性暴力救援センター8団体が内閣府に要望書を提出 公費支援の拡充求める
人件費負担が深刻な課題
SACHICOはワンストップ型の支援の先駆けで、理事の一人である加藤治子医師を中心に病院拠点型のセンターとしてこれまで活動。性暴力被害者の相談に対し24時間体制のホットライン、支援員常駐、心のケア、産婦人科、精神科による支援を実施し、診療については被害者を阪南中央病院につなげる形で行なってきた。しかし、被害治療の診療報酬の単価は通常の外来に比べて4分の1程度と低い。
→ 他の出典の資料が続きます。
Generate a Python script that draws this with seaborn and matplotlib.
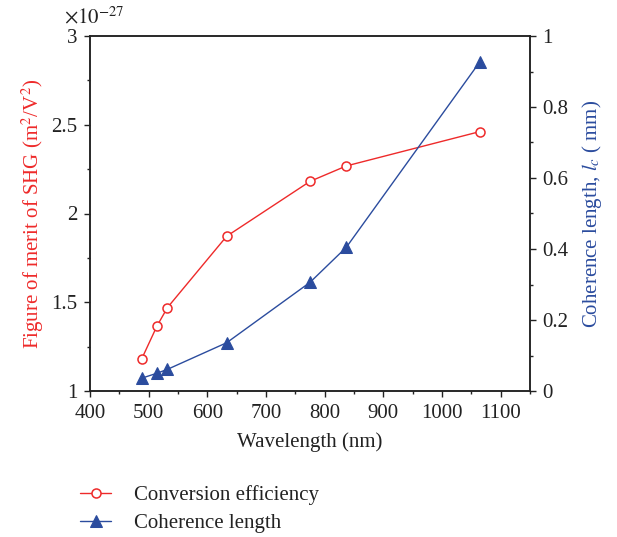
import matplotlib
matplotlib.use("Agg")
import matplotlib.pyplot as plt
from matplotlib.ticker import MultipleLocator, FuncFormatter
import pandas as pd
import seaborn as sns

# Pump wavelengths (nm)
wavelength = [488, 514, 532, 633, 775, 837, 1064]
# Figure of merit of SHG (m^2/V^2)
figure_of_merit = [1.18e-27, 1.365e-27, 1.47e-27, 1.872e-27, 2.181e-27, 2.268e-27, 2.461e-27]
# Coherence length (mm)
coherence_length = [0.036, 0.050, 0.061, 0.136, 0.306, 0.405, 0.926]

scale = 1e-27
red = "#ee2a2a"
blue = "#2b4c9e"
ink = "#222222"
fs = 15

sns.set_style("ticks")
plt.rcParams["font.family"] = ["Liberation Serif", "DejaVu Serif"]
plt.rcParams["mathtext.fontset"] = "stix"

df = pd.DataFrame({"wavelength": wavelength,
                   "fom": figure_of_merit,
                   "lc": coherence_length})

fig = plt.figure(figsize=(6.17, 5.37), dpi=100)
ax = fig.add_axes([90 / 617, 1 - 391 / 537, 440 / 617, 355 / 537])
ax2 = ax.twinx()

sns.lineplot(data=df, x="wavelength", y="fom", ax=ax, color=red, lw=1.0,
             marker="o", markersize=6.5, markerfacecolor="white",
             markeredgecolor=red, markeredgewidth=1.1,
             label="Conversion efficiency", legend=False)
sns.lineplot(data=df, x="wavelength", y="lc", ax=ax2, color=blue, lw=1.0,
             marker="^", markersize=8, markerfacecolor=blue,
             markeredgecolor=blue, label="Coherence length", legend=False)

ax.set_xlim(400, 1150)
ax.set_ylim(1 * scale, 3 * scale)
ax2.set_ylim(0, 1)

ax.xaxis.set_major_locator(MultipleLocator(100))
ax.xaxis.set_minor_locator(MultipleLocator(50))
ax.yaxis.set_major_locator(MultipleLocator(0.5 * scale))
ax.yaxis.set_minor_locator(MultipleLocator(0.25 * scale))
ax2.yaxis.set_major_locator(MultipleLocator(0.2))
ax2.yaxis.set_minor_locator(MultipleLocator(0.1))

ax.yaxis.set_major_formatter(FuncFormatter(lambda v, p: f"{round(v / scale, 3):g}"))
ax2.yaxis.set_major_formatter(FuncFormatter(lambda v, p: f"{round(v, 3):g}"))

for a in (ax, ax2):
    a.tick_params(which="major", direction="out", length=4, width=1,
                  labelsize=fs, colors=ink, pad=5)
    a.tick_params(which="minor", direction="out", length=2.5, width=1,
                  colors=ink)
    for s in a.spines.values():
        s.set_linewidth(1.1)
        s.set_color(ink)
        s.set_visible(True)

# axis multiplier for the left scale
fig.text(64 / 617, 1 - 18 / 537, r"$\times10^{-27}$", fontsize=fs,
         color=ink, ha="left", va="center")

ax.set_xlabel("Wavelength (nm)", fontsize=fs, color=ink, labelpad=7)
ax.set_ylabel("Figure of merit of SHG (m$^2$/V$^2$)", fontsize=fs,
              color=red, labelpad=4)
ax2.set_ylabel("Coherence length, $l_c$ ( mm)", fontsize=fs, color=blue,
               labelpad=8)

h1, l1 = ax.get_legend_handles_labels()
h2, l2 = ax2.get_legend_handles_labels()
fig.legend(h1 + h2, l1 + l2, loc="upper left",
           bbox_to_anchor=(80 / 617, 1 - 485 / 537), frameon=False,
           borderpad=0, borderaxespad=0,
           fontsize=fs, handlelength=1.5, labelspacing=0.42,
           handletextpad=1.1, labelcolor=ink)

fig.savefig("out.png", dpi=100)
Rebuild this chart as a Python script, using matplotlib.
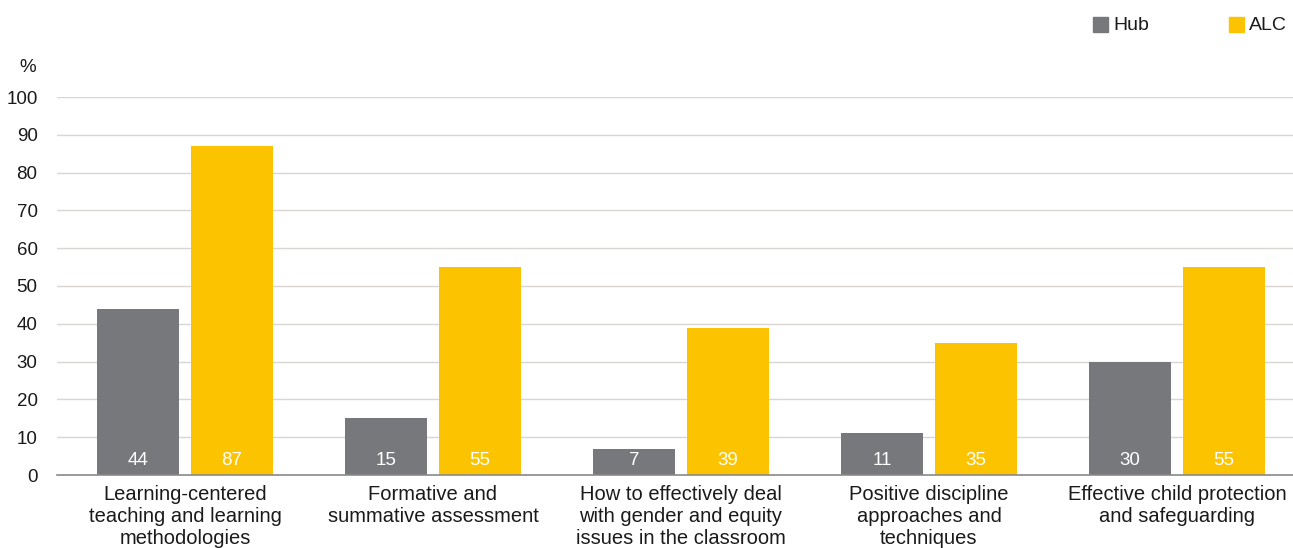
import matplotlib
matplotlib.use("Agg")
import matplotlib.pyplot as plt
from matplotlib.patches import Rectangle
import numpy as np

categories = [
    "Learning-centered\nteaching and learning\nmethodologies",
    "Formative and\nsummative assessment",
    "How to effectively deal\nwith gender and equity\nissues in the classroom",
    "Positive discipline\napproaches and\ntechniques",
    "Effective child protection\nand safeguarding",
]
hub = [44, 15, 7, 11, 30]
alc = [87, 55, 39, 35, 55]
yticks = [0, 10, 20, 30, 40, 50, 60, 70, 80, 90, 100]
series_names = ["Hub", "ALC"]

HUB_COLOR = "#77787B"
ALC_COLOR = "#FCC400"
TEXT_COLOR = "#1a1a1a"
FONT = ["Liberation Sans", "DejaVu Sans"]

fig = plt.figure(figsize=(12.93, 5.48), dpi=100)
ax = fig.add_axes([57 / 1293, 73 / 548, 1 - 57 / 1293, (475 - 97) / 548])

x = np.arange(len(categories))
w = 0.33
off = 0.19
ax.bar(x - off, hub, width=w, color=HUB_COLOR, zorder=3)
ax.bar(x + off, alc, width=w, color=ALC_COLOR, zorder=3)

for xi, v in zip(x, hub):
    ax.text(xi - off, 3.9, str(v), ha="center", va="center", color="white",
            fontsize=13.5, family=FONT, zorder=4)
for xi, v in zip(x, alc):
    ax.text(xi + off, 3.9, str(v), ha="center", va="center", color="white",
            fontsize=13.5, family=FONT, zorder=4)

ax.set_xlim(-0.516, 4.468)
ax.set_ylim(0, 100)
ax.set_yticks(yticks)
ax.set_yticklabels([str(t) for t in yticks], fontsize=13.5, family=FONT,
                   color=TEXT_COLOR)
ax.tick_params(axis="y", length=0, pad=14)
ax.tick_params(axis="x", length=0, pad=7)
ax.set_xticks(x)
ax.set_xticklabels(categories, fontsize=14.5, family=FONT, color=TEXT_COLOR,
                   linespacing=1.2, va="top")

ax.grid(axis="y", color="#d9d6d2", linewidth=1, zorder=0)
for s in ["top", "right", "left"]:
    ax.spines[s].set_visible(False)
ax.spines["bottom"].set_color("#8a8a8a")
ax.spines["bottom"].set_linewidth(1.2)
ax.spines["bottom"].set_zorder(5)

fig.text(28 / 1293, 1 - 67 / 548, "%", ha="center", va="center",
         fontsize=13.5, family=FONT, color=TEXT_COLOR)

# legend drawn in figure coordinates
for name, color, px in [(series_names[0], HUB_COLOR, 1093), (series_names[1], ALC_COLOR, 1229)]:
    fig.patches.append(Rectangle((px / 1293, 1 - 32 / 548), 15 / 1293, 15 / 548,
                                 transform=fig.transFigure, color=color))
    fig.text((px + 20) / 1293, 1 - 25 / 548, name, ha="left", va="center",
             fontsize=14, family=FONT, color=TEXT_COLOR)

fig.savefig("out.png", dpi=100, facecolor="white")
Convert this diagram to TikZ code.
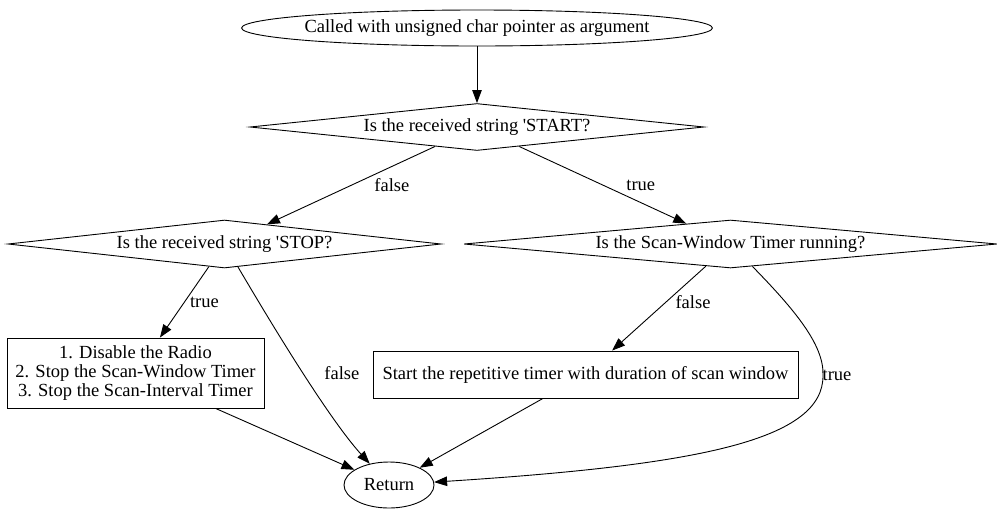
\documentclass[tikz,border=0pt]{standalone}
\usepackage{fontspec}
\setmainfont{Liberation Serif}
\usetikzlibrary{shapes.geometric, arrows.meta, positioning}

\begin{document}
\begin{tikzpicture}[
        x=1pt, y=-1pt,
        font=\fontsize{18.5pt}{19pt}\selectfont,
        startend/.style={ellipse, draw, inner sep=0pt, line width=0.9pt},
        decision/.style={diamond, draw, aspect=10, inner sep=0pt, line width=0.9pt},
        process/.style={rectangle, draw, align=center, inner sep=0pt, line width=0.9pt},
        arrow/.style={-{Triangle[length=13pt, width=9.5pt]}, line width=0.9pt},
        labelstyle/.style={font=\fontsize{18.5pt}{20pt}\selectfont}
    ]
    \useasboundingbox (0,0) rectangle (1003,515);
    \node (start) [startend, inner xsep=-6pt, minimum width=469pt, minimum height=36pt] at (477,28) {Called with unsigned char pointer as argument};
    \node (isstart) [decision, minimum width=454pt, minimum height=47pt] at (477,127) {Is the received string \textquotesingle START?};
    \node (isstop) [decision, minimum width=433pt, minimum height=48pt] at (224.5,244) {Is the received string \textquotesingle STOP?};
    \node (isrunning) [decision, minimum width=533pt, minimum height=48pt] at (730.5,244) {Is the Scan-Window Timer running?};
    \node (disable) [process, minimum width=257pt, minimum height=70pt] at (135.5,373) {1. Disable the Radio \\ 2. Stop the Scan-Window Timer \\ 3. Stop the Scan-Interval Timer};
    \node (starttimer) [process, minimum width=425pt, minimum height=47pt] at (585.5,374.5) {Start the repetitive timer with duration of scan window};
    \node (ret) [startend, minimum width=90pt, minimum height=46pt] at (389,485) {Return};

    \draw [arrow] (start) -- (isstart);
    \draw [arrow] (isstart) -- node[labelstyle, pos=0.5, xshift=41pt] {false} (isstop);
    \draw [arrow] (isstart) -- node[labelstyle, pos=0.5, xshift=38pt] {true} (isrunning);
    \draw [arrow] (isstop) -- node[labelstyle, pos=0.5, xshift=20pt] {true} (disable);
    \draw [arrow] (isstop) .. controls (275,330) and (330,420) .. (ret) node[labelstyle, pos=0.5, xshift=39pt] {false};
    \draw [arrow] (isrunning) -- node[labelstyle, pos=0.425, xshift=27pt] {false} (starttimer);
    \draw [arrow] (isrunning) .. controls (795,310) and (824,345) .. (823,375) node[labelstyle, pos=1, xshift=14pt] {true} .. controls (824,440) and (700,465) .. (ret);
    \draw [arrow] (disable) -- (ret);
    \draw [arrow] (starttimer) -- (ret);
\end{tikzpicture}
\end{document}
そのうえ、相談を受けた医師が刑事手続きや裁判に備えた証拠として被害状況を丁寧に聴き取って記録するという、診療以外の活動もある。 その結果、医師らの人件費を拠点病院が被る構造となり、持続的な運営が厳しい状態となっている。診療代も被害者の負担はゼロで、大阪府や警察の公費負担とセンターが集めた寄付から賄う格好だ。SACHICOに限らず病院拠点型のセンターは安定した医師の人件費確保が必須だ。 「少子化、女性活躍というが、性被害の問題を抜きにしては語れない。大阪府の公的責任で体制を整備してほしい」と、SACHICOの久保田康愛理事長は訴える。前記の相談からつなげた形による阪南中央病院での受診件数は22年度が406件だったのが、23年度は121件と半分以下に減少。SACHICO全体での受診件数は同じく423件から207件に半減。一方で支援を頼んだ他の協力病院での受診が17件から86件に増加した。なお、阪南中央病院を拠点にした活動は今年度までとなっているという。 SACHICOは6月7日付で大阪府に対し、性暴力対策の拡充策として、公立病院を拠点とするワンストップ支援センターの設置などを要望した。自治体によるセンターの拠点化などを求めているが、大阪府は明確に回答していない。9月の府議会の議論に注目が集まっている。